Toward the end of the proceedings, when Tejada was asked how he wished to plea, his voice cracked as he replied: "Guilty." One of his lawyers patted him on the shoulder.
The shortstop has been a source of distractions during his short time in Houston. He was mentioned in the Mitchell report on doping in baseball, the day after the Orioles traded him to the Astros in December 2007. Then, last year, Tejada admitted to Wade he was actually two years older than the team believed him to be.
The legal case grew out of the March 17, 2005, congressional hearings on steroids in baseball at which Mark McGwire refused "to talk about the past," and Rafael Palmeiro -- Tejada's teammate with the Baltimore Orioles -- jabbing a finger at lawmakers and denied taking steroids.
Palmeiro was suspended by baseball later that year after failing a drug test. That House panel looked into whether Palmeiro should be investigated for perjury; he said the positive test must have been caused by a tainted B-12 vitamin injection given to him by Tejada.
That led investigators to Tejada, who was questioned at a Baltimore hotel. He was not under oath, but court documents say he was advised "of the importance of providing truthful answers."
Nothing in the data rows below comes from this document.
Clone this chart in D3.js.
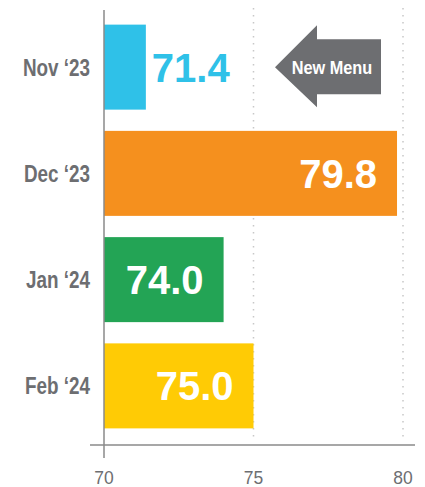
<!DOCTYPE html>
<html>
<head>
<meta charset="utf-8">
<script src="https://cdn.jsdelivr.net/npm/d3@7"></script>
<style>
  body { margin: 0; background: #fff; }
  svg { display: block; }
</style>
</head>
<body>
<div id="chart"></div>
<script>
// months and scores
var months = ["Nov \u201823", "Dec \u201823", "Jan \u201824", "Feb \u201824"];
var scores = [71.4, 79.8, 74.0, 75.0];
var barColors = ["#2fc1e8", "#f5901e", "#23a455", "#ffcb05"];
var tickValues = [70, 75, 80];

var width = 425, height = 487;
var sans = "'Liberation Sans', Arial, Helvetica, sans-serif";

var svg = d3.select("#chart")
  .append("svg")
    .attr("width", width)
    .attr("height", height);

var x = d3.scaleLinear()
  .domain([70, 80])
  .range([104, 403]);

var y = d3.scaleBand()
  .domain(months)
  .range([14, 439])
  .paddingInner(0.2)
  .paddingOuter(0.1);

// squeeze text horizontally, the original uses a condensed face
function condense(sel, f) {
  sel.each(function(){
    var len = this.getComputedTextLength();
    d3.select(this).attr("textLength", len * f).attr("lengthAdjust", "spacingAndGlyphs");
  });
}

// dotted grid lines
svg.selectAll(".grid")
  .data(tickValues.slice(1))
  .enter().append("line")
    .attr("class", "grid")
    .attr("x1", function(d){ return x(d); })
    .attr("x2", function(d){ return x(d); })
    .attr("y1", 8)
    .attr("y2", 440)
    .attr("stroke", "#c8c8c8")
    .attr("stroke-width", 1.5)
    .attr("stroke-dasharray", "1.5,5.5");

// bars
var data = months.map(function(m, i){ return {month: m, value: scores[i], color: barColors[i]}; });

svg.selectAll(".bar")
  .data(data)
  .enter().append("rect")
    .attr("class", "bar")
    .attr("x", x(70))
    .attr("y", function(d){ return y(d.month); })
    .attr("width", function(d){ return x(d.value) - x(70); })
    .attr("height", y.bandwidth())
    .attr("fill", function(d){ return d.color; });

// value labels - inside the bar unless it is too short
svg.selectAll(".val")
  .data(data)
  .enter().append("text")
    .attr("class", "val")
    .attr("x", function(d){ return d.value < 73 ? x(d.value) + 6 : x(d.value) - 20; })
    .attr("y", function(d){ return y(d.month) + y.bandwidth() / 2 + 14.5; })
    .attr("text-anchor", function(d){ return d.value < 73 ? "start" : "end"; })
    .attr("fill", function(d){ return d.value < 73 ? d.color : "#fff"; })
    .style("font-family", sans)
    .style("font-weight", "bold")
    .style("font-size", "40px")
    .text(function(d){ return d.value.toFixed(1); });

// category labels
svg.selectAll(".cat")
  .data(months)
  .enter().append("text")
    .attr("class", "cat")
    .attr("x", 90)
    .attr("y", function(d){ return y(d) + y.bandwidth() / 2 + 8.5; })
    .attr("text-anchor", "end")
    .attr("fill", "#6d6e71")
    .style("font-family", sans)
    .style("font-weight", "bold")
    .style("font-size", "23px")
    .text(function(d){ return d; })
    .call(condense, 0.82);

// axes lines
svg.append("line")
  .attr("x1", x(70)).attr("x2", x(70))
  .attr("y1", 10).attr("y2", 458)
  .attr("stroke", "#8a8a8a").attr("stroke-width", 1.5);

svg.append("line")
  .attr("x1", 90).attr("x2", 415)
  .attr("y1", 445).attr("y2", 445)
  .attr("stroke", "#8a8a8a").attr("stroke-width", 1.5);

// x tick labels
svg.selectAll(".tick-label")
  .data(tickValues)
  .enter().append("text")
    .attr("class", "tick-label")
    .attr("x", function(d){ return x(d); })
    .attr("y", 484)
    .attr("text-anchor", "middle")
    .attr("fill", "#6d6e71")
    .style("font-family", sans)
    .style("font-size", "19px")
    .text(function(d){ return d; })
    .call(condense, 0.92);

// "New Menu" arrow callout
var ay = y(months[0]) + y.bandwidth() / 2;
var arrow = [[275, ay], [317, ay - 42], [317, ay - 28], [381, ay - 28],
             [381, ay + 27], [317, ay + 27], [317, ay + 40]];
svg.append("polygon")
  .attr("points", arrow.map(function(p){ return p.join(","); }).join(" "))
  .attr("fill", "#6d6e71");

svg.append("text")
  .attr("x", 332)
  .attr("y", ay + 6.5)
  .attr("text-anchor", "middle")
  .attr("fill", "#fff")
  .style("font-family", sans)
  .style("font-weight", "bold")
  .style("font-size", "18.5px")
  .text("New Menu")
  .call(condense, 0.88);
</script>
</body>
</html>
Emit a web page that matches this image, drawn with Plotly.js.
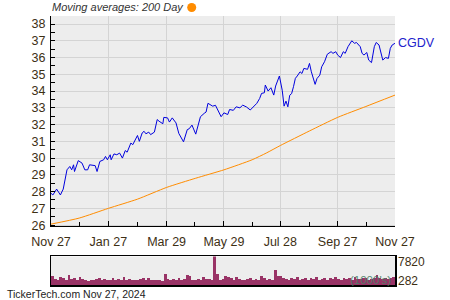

During that interview, Tejada told congressional staff "he had no knowledge of other players using or even talking about steroids or other banned substances," court documents say.
But in the Mitchell report, Oakland outfielder Adam Piatt is cited saying he discussed steroid use with Tejada and provided Tejada with testosterone and HGH. The report included copies of checks allegedly written by Tejada to Piatt in March 2003 for $3,100 and $3,200.
Congress decided not to ask the Justice Department to pursue charges against Palmeiro. But in January 2008, lawmakers referred Tejada to DOJ, a little more than a year before they asked that Clemens be investigated.
Before Tejada was allowed to leave the courtroom Wednesday, he was handed forms outlining the conditions of his release -- weekly phone calls to check in, a standard drug test -- and told to sign them. A man accustomed to putting his name on bats and balls, Tejada found himself forced to provide an autograph of a different sort.